WATERS OF THE MOON
LADS at the Tractor Shed Latchingdon
original West End production starring Sybil Thorndike, Edith Evans and Wendy Hiller photo: Picture Post
The stalls glittering with evening dress, an all-star cast, a solid set and a well-made play. That's the world of 1950s theatre in which N C Hunter's great hit was conceived.
Out at the tractor shed, it was the set that came closest to the original – the hotel drawing room looked just like one of those photos you used to see in the acting editions. And there was an impressive scene change – twice – to the wintry garden. The pace was generally good, prompt permitting, and there were some effective groupings – the top of Act III, for instance.

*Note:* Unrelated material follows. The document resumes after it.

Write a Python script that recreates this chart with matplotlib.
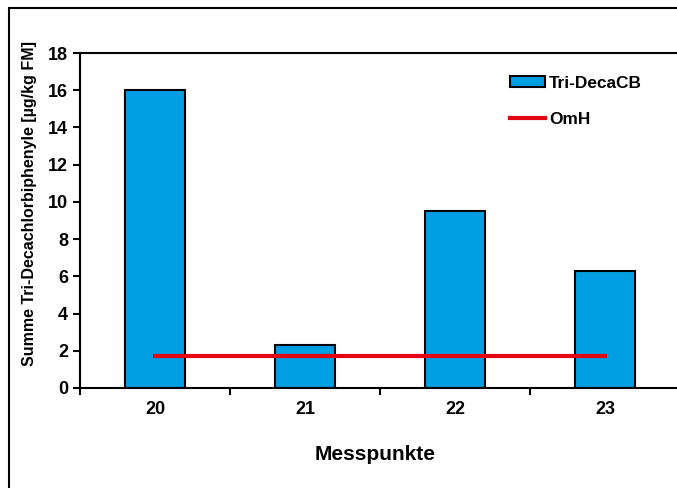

Peter Jones's actors, following in the footsteps of Edith Evans and Penelope Keith, had mixed fortunes. Gill Bridle was excellent as Mrs White, combining a domineering manner, perfect diction and real pathos. The Austrian refugee, saddest of the resident dispossessed, was nicely portrayed by Robin Warnes, and Anita Collings had her moments as the slightly vulgar Mrs Ashworth.
The orphans from the storm who disturb the communal life of the hotel were an unlikely family, led by Pam Burton as the insensitive, flirtatious, worldly Helen Lancaster, playing with the hopes and fears of the sad emigré and the invalid Adonis [Daniel Beaver], encouraging them to dream of the waters of the moon.